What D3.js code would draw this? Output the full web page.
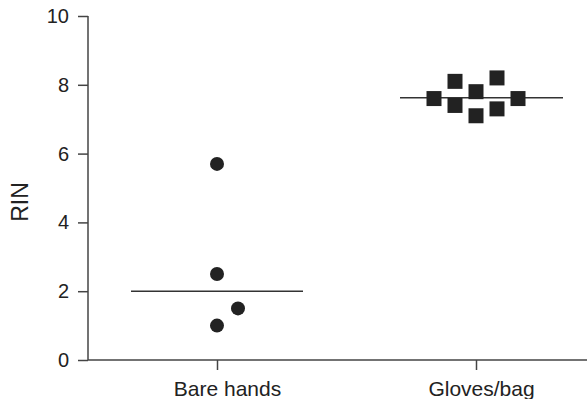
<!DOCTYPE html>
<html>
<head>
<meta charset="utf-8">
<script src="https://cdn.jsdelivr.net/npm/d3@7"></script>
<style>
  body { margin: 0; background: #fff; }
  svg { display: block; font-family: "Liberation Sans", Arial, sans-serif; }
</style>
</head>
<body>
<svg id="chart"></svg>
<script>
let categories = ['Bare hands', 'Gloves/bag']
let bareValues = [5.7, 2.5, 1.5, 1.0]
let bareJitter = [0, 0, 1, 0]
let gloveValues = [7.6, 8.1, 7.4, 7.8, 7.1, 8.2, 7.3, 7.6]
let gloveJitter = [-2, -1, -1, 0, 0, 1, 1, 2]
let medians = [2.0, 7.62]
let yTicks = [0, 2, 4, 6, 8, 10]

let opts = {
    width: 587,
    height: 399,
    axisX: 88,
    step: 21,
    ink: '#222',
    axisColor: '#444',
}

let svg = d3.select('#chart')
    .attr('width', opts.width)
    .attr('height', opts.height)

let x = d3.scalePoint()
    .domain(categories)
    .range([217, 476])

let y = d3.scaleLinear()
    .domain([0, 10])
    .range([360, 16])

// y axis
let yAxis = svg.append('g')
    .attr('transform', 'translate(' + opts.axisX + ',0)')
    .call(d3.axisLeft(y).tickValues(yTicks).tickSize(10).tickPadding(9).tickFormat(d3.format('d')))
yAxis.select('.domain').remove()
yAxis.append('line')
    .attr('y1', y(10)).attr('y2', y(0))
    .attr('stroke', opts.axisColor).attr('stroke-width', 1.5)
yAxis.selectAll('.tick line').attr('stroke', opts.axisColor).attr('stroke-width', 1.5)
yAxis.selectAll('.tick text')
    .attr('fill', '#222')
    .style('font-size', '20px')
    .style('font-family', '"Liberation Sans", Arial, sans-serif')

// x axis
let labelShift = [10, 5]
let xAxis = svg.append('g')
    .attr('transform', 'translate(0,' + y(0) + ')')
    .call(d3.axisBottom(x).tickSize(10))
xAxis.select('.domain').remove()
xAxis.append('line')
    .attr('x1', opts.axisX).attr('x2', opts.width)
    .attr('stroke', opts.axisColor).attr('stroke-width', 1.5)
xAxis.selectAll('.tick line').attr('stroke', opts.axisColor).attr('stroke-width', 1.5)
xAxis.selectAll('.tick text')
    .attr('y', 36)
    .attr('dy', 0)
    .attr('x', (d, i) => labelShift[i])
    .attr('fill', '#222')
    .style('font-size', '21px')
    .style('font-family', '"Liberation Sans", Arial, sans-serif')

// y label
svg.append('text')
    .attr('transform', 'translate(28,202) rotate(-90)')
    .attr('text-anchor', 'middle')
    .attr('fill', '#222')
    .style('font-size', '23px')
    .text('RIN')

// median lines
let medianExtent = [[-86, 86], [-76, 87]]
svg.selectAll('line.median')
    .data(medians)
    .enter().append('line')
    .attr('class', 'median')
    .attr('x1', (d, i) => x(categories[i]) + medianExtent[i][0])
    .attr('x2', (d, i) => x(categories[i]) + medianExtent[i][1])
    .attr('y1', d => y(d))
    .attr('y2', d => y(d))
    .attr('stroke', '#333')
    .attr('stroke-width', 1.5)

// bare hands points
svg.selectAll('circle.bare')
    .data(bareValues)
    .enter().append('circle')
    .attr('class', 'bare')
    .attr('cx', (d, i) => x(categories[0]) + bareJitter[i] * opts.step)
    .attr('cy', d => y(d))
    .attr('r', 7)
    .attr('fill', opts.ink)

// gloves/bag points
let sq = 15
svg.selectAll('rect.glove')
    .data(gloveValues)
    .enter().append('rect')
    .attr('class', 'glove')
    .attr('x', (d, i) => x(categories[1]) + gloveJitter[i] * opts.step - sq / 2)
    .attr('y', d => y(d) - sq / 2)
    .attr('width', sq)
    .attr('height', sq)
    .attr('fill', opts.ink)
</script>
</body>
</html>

--

Set exercise — From the listing, extract all text exactly as given and drop any picture.

Exercise result —
What D3.js code would draw this? Output the full web page.
<!DOCTYPE html>
<html>
<head>
<meta charset="utf-8">
<script src="https://cdn.jsdelivr.net/npm/d3@7"></script>
<style>
  body { margin: 0; background: #fff; }
  svg { display: block; font-family: "Liberation Sans", Arial, sans-serif; }
</style>
</head>
<body>
<svg id="chart"></svg>
<script>
let categories = ['Bare hands', 'Gloves/bag']
let bareValues = [5.7, 2.5, 1.5, 1.0]
let bareJitter = [0, 0, 1, 0]
let gloveValues = [7.6, 8.1, 7.4, 7.8, 7.1, 8.2, 7.3, 7.6]
let gloveJitter = [-2, -1, -1, 0, 0, 1, 1, 2]
let medians = [2.0, 7.62]
let yTicks = [0, 2, 4, 6, 8, 10]

let opts = {
    width: 587,
    height: 399,
    axisX: 88,
    step: 21,
    ink: '#222',
    axisColor: '#444',
}

let svg = d3.select('#chart')
    .attr('width', opts.width)
    .attr('height', opts.height)

let x = d3.scalePoint()
    .domain(categories)
    .range([217, 476])

let y = d3.scaleLinear()
    .domain([0, 10])
    .range([360, 16])

// y axis
let yAxis = svg.append('g')
    .attr('transform', 'translate(' + opts.axisX + ',0)')
    .call(d3.axisLeft(y).tickValues(yTicks).tickSize(10).tickPadding(9).tickFormat(d3.format('d')))
yAxis.select('.domain').remove()
yAxis.append('line')
    .attr('y1', y(10)).attr('y2', y(0))
    .attr('stroke', opts.axisColor).attr('stroke-width', 1.5)
yAxis.selectAll('.tick line').attr('stroke', opts.axisColor).attr('stroke-width', 1.5)
yAxis.selectAll('.tick text')
    .attr('fill', '#222')
    .style('font-size', '20px')
    .style('font-family', '"Liberation Sans", Arial, sans-serif')

// x axis
let labelShift = [10, 5]
let xAxis = svg.append('g')
    .attr('transform', 'translate(0,' + y(0) + ')')
    .call(d3.axisBottom(x).tickSize(10))
xAxis.select('.domain').remove()
xAxis.append('line')
    .attr('x1', opts.axisX).attr('x2', opts.width)
    .attr('stroke', opts.axisColor).attr('stroke-width', 1.5)
xAxis.selectAll('.tick line').attr('stroke', opts.axisColor).attr('stroke-width', 1.5)
xAxis.selectAll('.tick text')
    .attr('y', 36)
    .attr('dy', 0)
    .attr('x', (d, i) => labelShift[i])
    .attr('fill', '#222')
    .style('font-size', '21px')
    .style('font-family', '"Liberation Sans", Arial, sans-serif')

// y label
svg.append('text')
    .attr('transform', 'translate(28,202) rotate(-90)')
    .attr('text-anchor', 'middle')
    .attr('fill', '#222')
    .style('font-size', '23px')
    .text('RIN')

// median lines
let medianExtent = [[-86, 86], [-76, 87]]
svg.selectAll('line.median')
    .data(medians)
    .enter().append('line')
    .attr('class', 'median')
    .attr('x1', (d, i) => x(categories[i]) + medianExtent[i][0])
    .attr('x2', (d, i) => x(categories[i]) + medianExtent[i][1])
    .attr('y1', d => y(d))
    .attr('y2', d => y(d))
    .attr('stroke', '#333')
    .attr('stroke-width', 1.5)

// bare hands points
svg.selectAll('circle.bare')
    .data(bareValues)
    .enter().append('circle')
    .attr('class', 'bare')
    .attr('cx', (d, i) => x(categories[0]) + bareJitter[i] * opts.step)
    .attr('cy', d => y(d))
    .attr('r', 7)
    .attr('fill', opts.ink)

// gloves/bag points
let sq = 15
svg.selectAll('rect.glove')
    .data(gloveValues)
    .enter().append('rect')
    .attr('class', 'glove')
    .attr('x', (d, i) => x(categories[1]) + gloveJitter[i] * opts.step - sq / 2)
    .attr('y', d => y(d) - sq / 2)
    .attr('width', sq)
    .attr('height', sq)
    .attr('fill', opts.ink)
</script>
</body>
</html>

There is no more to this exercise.